患者とのかかわりが病気の予後を左右する?
患者さんの状態に応じた細やかな指導は、患者さんにどんな影響をおよぼすのでしょうか。2017年に改訂された「GOLD」分類では、「増悪歴」と「自覚症状」をもとに慢性閉塞性肺疾患(COPD:シーオーピーディー)の病気分類がされています。以前用いられていた呼吸機能検査の年齢予測比や1秒率は重症度・治療とは切り離されています。これは、息切れや呼吸苦などの「自覚症状」があると動きたくなくなり、そのことでさらに動けなくなり、体力筋力の低下が起こり、さらに症状が悪化するという負の連鎖をまねく元になるのは、患者さんの「自覚症状」だということを示唆しています。
そこで、患者さんが前向きに治療や療養行動の必要性を理解し、効果的な療養生活が送れるよう、多面的かつ専門的な援助が必要となるのです。
医療的、社会的背景からチーム医療が重要であることはわかってはいるものの、具体的に行動に移すには勇気や根回しが必要ですよね。しかし当センターの場合ひょんなことから一気に話が進みました。
チーム医療が実現するまで、それぞれの思い
東京ベイの各職種はこのような呼吸器疾患に対してチーム医療ができないか、うすうす考えつつ、いろいろな思いを抱いていました。理学療法士は呼吸リハビリのオーダーがでても、リハビリ室では、苦しくなるから動きたくないとリハビリの介入ができず困っていました。
看護師は在宅酸素療法を実施しているのに、混雑している外来患者に紛れて把握できず、帰りの酸素量が足りなくなってしまうことがあり、もっと手厚い看護ができないかと考えていました。担当医は患者さんに吸入薬を処方しても、正確に吸入できているのか、患者さんの手技を確認したいと思っていましたが、混雑している外来診療中にはできず困っていました。

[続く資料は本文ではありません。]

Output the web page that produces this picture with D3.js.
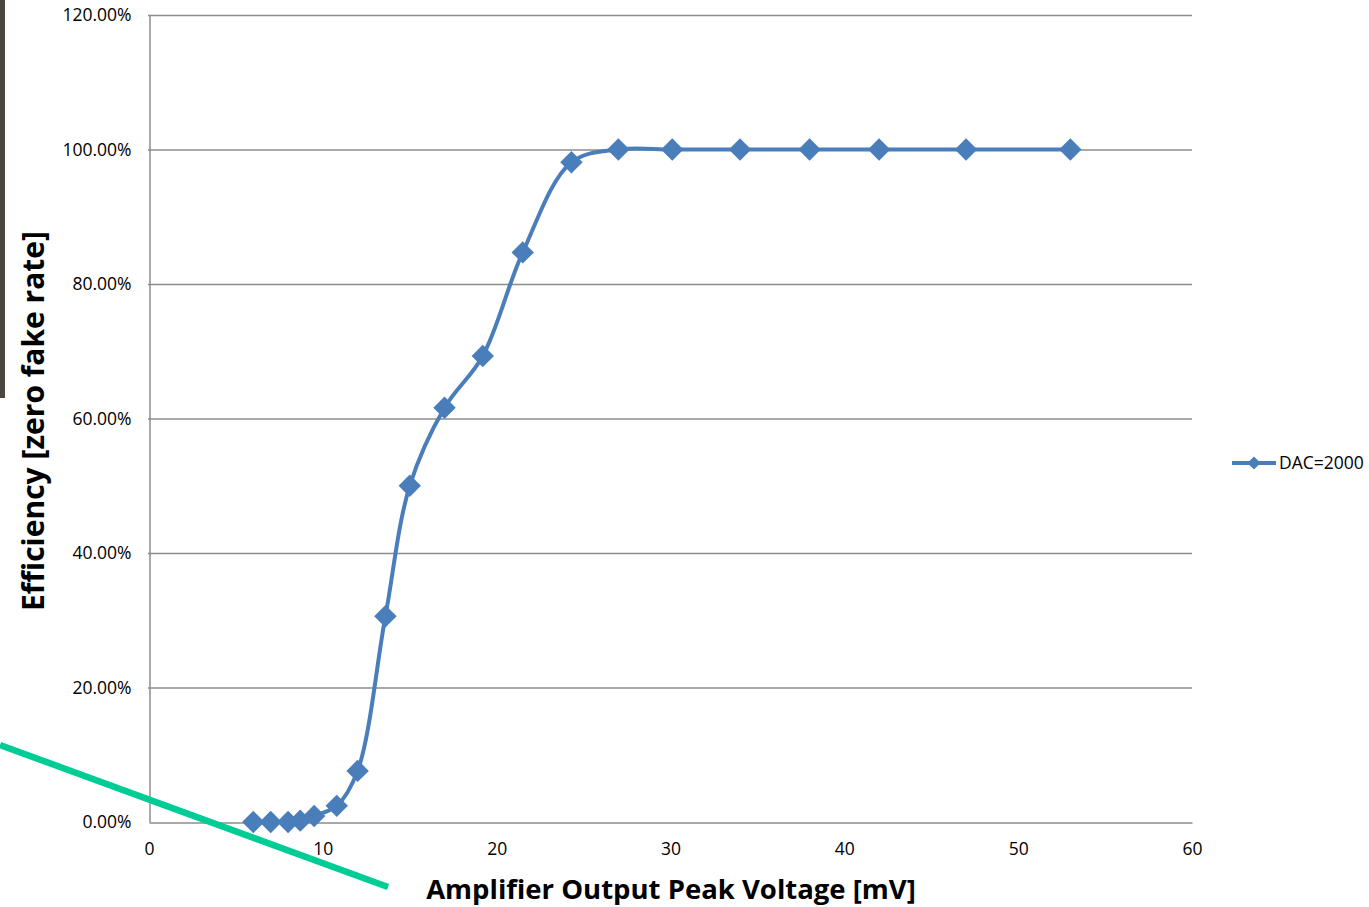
<!DOCTYPE html>
<html><head><meta charset="utf-8">
<script src="https://cdn.jsdelivr.net/npm/d3@7"></script>
<style>body{margin:0;background:#fff;}svg{display:block;}</style>
</head><body>
<svg id="chart" width="1369" height="907"></svg>
<script>
const voltages = [6.0, 7.0, 8.0, 8.7, 9.5, 10.8, 12.0, 13.6, 15.0, 17.0, 19.2, 21.5, 24.3, 27.0, 30.1, 34.0, 38.0, 42.0, 47.0, 53.0];
const efficiency = [0.0, 0.0, 0.0, 0.2, 0.9, 2.4, 7.6, 30.6, 50.0, 61.6, 69.3, 84.7, 98.1, 100, 100, 100, 100, 100, 100, 100];
const xTicks = [0, 10, 20, 30, 40, 50, 60];
const yTicks = [0, 20, 40, 60, 80, 100, 120];
const seriesName = "DAC=2000";
const xTitle = "Amplifier Output Peak Voltage [mV]";
const yTitle = "Efficiency [zero fake rate]";

const svg = d3.select("#chart");
const font = "'Open Sans', 'Liberation Sans', sans-serif";
const x = d3.scaleLinear().domain([0, 60]).range([149, 1192]);
const y = d3.scaleLinear().domain([0, 120]).range([822, 15]);
const blue = "#4a7ebb";

// stray artifact: dark stripe on the left edge
svg.append("rect").attr("x", 0).attr("y", 0).attr("width", 5).attr("height", 398).attr("fill", "#4b463f");

// gridlines
svg.append("g").selectAll("line").data(yTicks.filter(d => d > 0)).join("line")
  .attr("x1", x(0) - 1).attr("x2", x(60)).attr("y1", d => y(d) + 0.5).attr("y2", d => y(d) + 0.5)
  .attr("stroke", "#8c8c8c").attr("stroke-width", 1.5);

// axes
const xAxis = svg.append("g").attr("transform", `translate(0,${y(0) + 0.5})`)
  .call(d3.axisBottom(x).tickValues(xTicks).tickSize(0).tickPadding(20));
xAxis.select(".domain").attr("stroke", "#8c8c8c").attr("stroke-width", 1.5);
xAxis.selectAll("text").attr("font-family", font).attr("font-size", 17.5).attr("fill", "#000");

const yAxis = svg.append("g").attr("transform", `translate(${x(0) + 0.5},0)`)
  .call(d3.axisLeft(y).tickValues(yTicks).tickSize(0).tickPadding(18).tickFormat(d => d.toFixed(2) + "%"));
yAxis.select(".domain").attr("stroke", "#8c8c8c").attr("stroke-width", 1.5);
yAxis.selectAll("text").attr("font-family", font).attr("font-size", 17.5).attr("fill", "#000");

// series
const data = voltages.map((v, i) => ({v, e: efficiency[i]}));
const line = d3.line().x(d => x(d.v)).y(d => y(d.e)).curve(d3.curveCatmullRom.alpha(0.5));
svg.append("path").datum(data).attr("d", line).attr("fill", "none")
  .attr("stroke", blue).attr("stroke-width", 4);
const diamond = d3.symbol().type(d3.symbolDiamond2).size(320);
svg.append("g").selectAll("path").data(data).join("path")
  .attr("d", diamond).attr("transform", d => `translate(${x(d.v)},${y(d.e)})`)
  .attr("fill", blue);

// legend
const lg = svg.append("g").attr("transform", "translate(1232,463)");
lg.append("line").attr("x1", 0).attr("x2", 44).attr("y1", 0).attr("y2", 0).attr("stroke", blue).attr("stroke-width", 4);
lg.append("path").attr("d", d3.symbol().type(d3.symbolDiamond2).size(110)).attr("transform", "translate(22,0)").attr("fill", blue);
lg.append("text").attr("x", 47).attr("y", 6).attr("font-family", font).attr("font-size", 17.5).text(seriesName);

// titles
svg.append("text").attr("x", 671).attr("y", 899).attr("text-anchor", "middle")
  .attr("font-family", font).attr("font-weight", "bold").attr("font-size", 27.5).text(xTitle);
svg.append("text").attr("transform", "translate(44,421) rotate(-90)").attr("text-anchor", "middle")
  .attr("font-family", font).attr("font-weight", "bold").attr("font-size", 30).text(yTitle);

// stray artifact: green line
svg.append("line").attr("x1", 0).attr("y1", 745).attr("x2", 388).attr("y2", 887)
  .attr("stroke", "#00cc96").attr("stroke-width", 6.5);
</script>
</body></html>
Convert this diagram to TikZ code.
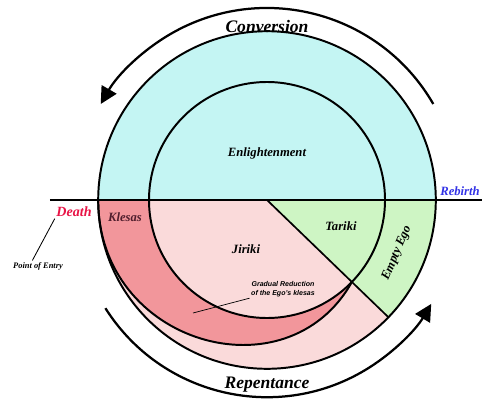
\documentclass[tikz,border=0pt]{standalone}
\usepackage{fontspec}
\setmainfont{Liberation Serif}
\setsansfont{Liberation Sans}
\usetikzlibrary{arrows.meta}
\definecolor{skyband}{RGB}{196,245,243}
\definecolor{pinklight}{RGB}{250,218,218}
\definecolor{pinkdark}{RGB}{242,150,155}
\definecolor{greenlight}{RGB}{206,245,196}
\definecolor{deathred}{RGB}{232,20,70}
\definecolor{rebirthblue}{RGB}{50,50,230}
\definecolor{klesasdark}{RGB}{80,30,45}
\begin{document}
\begin{tikzpicture}
  \tikzstyle{word}=[font=\bfseries\itshape\fontsize{9}{10}\selectfont,inner sep=1pt]
  \tikzstyle{bigword}=[font=\bfseries\itshape\fontsize{12.5}{14}\selectfont,inner sep=1pt]
  \tikzstyle{smallword}=[font=\bfseries\itshape\fontsize{6}{7}\selectfont,inner sep=1pt]
  \tikzstyle{ring}=[line width=1.4pt]
  \tikzstyle{turn}=[line width=1.6pt,-{Triangle[length=12pt,width=12pt]}]
  \useasboundingbox (-6.675,-5.075) rectangle (5.375,5.0);
  % regions
  \fill[skyband] (0:4.22) arc (0:180:4.22) -- cycle;
  \fill[pinklight] (180:4.22) arc (180:316:4.22) -- (0,0) -- cycle;
  \fill[greenlight] (0,0) -- (-44:4.22) arc (-44:0:4.22) -- cycle;
  \fill[pinkdark] (180:4.22) .. controls (-4.22,-3.6) and (0.5,-4.95) .. (-44:2.95)
    arc (-44:-180:2.95) -- cycle;
  % outlines
  \draw[ring] (0,0) circle (4.22);
  \draw[ring] (0,0) circle (2.95);
  \draw[ring] (180:4.22) .. controls (-4.22,-3.6) and (0.5,-4.95) .. (-44:2.95);
  \draw[line width=1.2pt] (0,0) -- (-44:4.22);
  \draw[ring] (-5.425,0) -- (5.375,0);
  % cycle arrows
  \draw[turn] (30:4.8) arc (30:150:4.8);
  \draw[turn] ([shift={(-147.7:4.78)}]0,-0.15) arc (-147.7:-30.8:4.78);
  % texts
  \node[bigword] (conversion) at (0,4.33) {Conversion};
  \node[bigword] (repentance) at (0,-4.61) {Repentance};
  \node[word] (enlightenment) at (0,1.175) {Enlightenment};
  \node[word] (jiriki) at (-0.525,-1.225) {Jiriki};
  \node[word] (tariki) at (1.85,-0.65) {Tariki};
  \node[word,rotate=67] (emptyego) at (3.25,-1.325) {Empty Ego};
  \node[word,text=klesasdark] (klesas) at (-3.55,-0.425) {Klesas};
  \node[word,text=deathred,font=\bfseries\itshape\fontsize{10}{11}\selectfont] (death) at (-4.825,-0.3) {Death};
  \node[word,text=rebirthblue] (rebirth) at (4.825,0.225) {Rebirth};
  \node[smallword] (entry) at (-5.725,-1.65) {Point of Entry};
  \node[smallword,font=\sffamily\bfseries\itshape\fontsize{5}{6}\selectfont,align=center] (gradual) at (0.4,-2.225)
    {Gradual Reduction\\of the Ego's klesas};
  % pointers
  \coordinate (band) at (-1.85,-2.825);
  \draw[line width=0.6pt] (death.south west) -- ([xshift=-4pt]entry.north);
  \draw[line width=0.5pt] (gradual.south west) -- (band);
\end{tikzpicture}
\end{document}
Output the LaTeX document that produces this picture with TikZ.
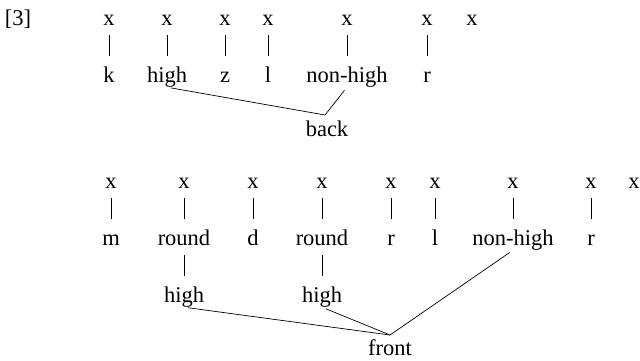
\documentclass[tikz,border=0pt]{standalone}
\usepackage{fontspec}
\setmainfont{Liberation Serif}
\begin{document}
\begin{tikzpicture}[x=1pt,y=-1pt,
  every node/.style={font=\fontsize{22.5}{27}\selectfont, inner sep=0pt, anchor=base, text height=15pt, text depth=5pt},
  bar/.style={shorten <=5pt, shorten >=11pt, line width=0.7pt},
  link/.style={shorten <=4pt, line width=0.7pt}]
\useasboundingbox (0,0) rectangle (640,360);
% label
\node (n3) at (18,25) {[3]};
% row 1 skeleton
\node (a1) at (109,25) {x};
\node (a2) at (167,25) {x};
\node (a3) at (225,25) {x};
\node (a4) at (268,25) {x};
\node (a5) at (347,25) {x};
\node (a6) at (427,25) {x};
\node (a7) at (472,25) {x};
% row 1 melody
\node (b1) at (109,82) {k};
\node (b2) at (167,82) {high};
\node (b3) at (225,82) {z};
\node (b4) at (268,82) {l};
\node (b5) at (347,82) {non-high};
\node (b6) at (427,82) {r};
\node (back) at (327,136) {back};
\foreach \i in {1,...,6} \draw[bar] (a\i.south) -- (b\i.north);
\coordinate (j1) at (325,115);
\draw[link] (b2.south) -- (j1);
\draw[link] (b5.south) -- (j1);
% row 2 skeleton
\node (c1) at (111,188) {x};
\node (c2) at (184,188) {x};
\node (c3) at (253,188) {x};
\node (c4) at (322,188) {x};
\node (c5) at (391,188) {x};
\node (c6) at (435,188) {x};
\node (c7) at (513,188) {x};
\node (c8) at (591,188) {x};
\node (c9) at (634,188) {x};
% row 2 melody
\node (d1) at (111,245) {m};
\node (d2) at (184,245) {round};
\node (d3) at (253,245) {d};
\node (d4) at (322,245) {round};
\node (d5) at (391,245) {r};
\node (d6) at (435,245) {l};
\node (d7) at (513,245) {non-high};
\node (d8) at (591,245) {r};
\foreach \i in {1,...,8} \draw[bar] (c\i.south) -- (d\i.north);
\node (e2) at (184,302) {high};
\node (e4) at (322,302) {high};
\draw[bar] (d2.south) -- (e2.north);
\draw[bar] (d4.south) -- (e4.north);
\node[text depth=0pt] (front) at (390,355) {front};
\coordinate (j2) at (390,335);
\draw[link] (e2.south) -- (j2);
\draw[link] (e4.south) -- (j2);
\draw[link] (d7.south) -- (j2);
\end{tikzpicture}
\end{document}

それぞれ患者さんへの思いはあっても自分たちの職種だけでは解決できず、迷っているとき、偶然理学療法士、医師、看護師で雑談をする機会があり、それぞれの思いを知りました。そしてそれらが、職種を超えたチームでかかわることで問題解決につながり、ひいては患者さんのADL保持や病状進行を阻止できると確信しました。こうして盛り上がった勢いで、3か月ほどでチーム結成に至りました。
今年度の目標
チーム結成後何度もそれぞれの熱い思いを話し合いました。その中で感じたことは勉強不足。みんなやる気とビジョンは十分でしたが、結成したばかりのチームで、全員が呼吸器疾患に詳しいわけではありません。


自分たちが患者さんやその家族に指導できる十分な知識を身に付けることを目標に、疾患の勉強だけでなく多職種のスタッフがどんな援助をおこなっているかや地域の社会資源の活用方法なども学んでいます。
会議時間の一部を使用したリハビリテーションや栄養管理、病気や治療についてのミニ勉強会、当センターの医師や栄養士が講義を担当して地域の訪問リハビリテーションとの合同勉強会、近隣病院との交流会に参加するなど日々意欲的に活動しています。
今年度はチーム発足元年として、学習を重ね、来年度には在宅酸素療法を実施している患者さんを対象とした看護外来の開設や、吸入指導の運用確立などを目標に目下奮闘中です。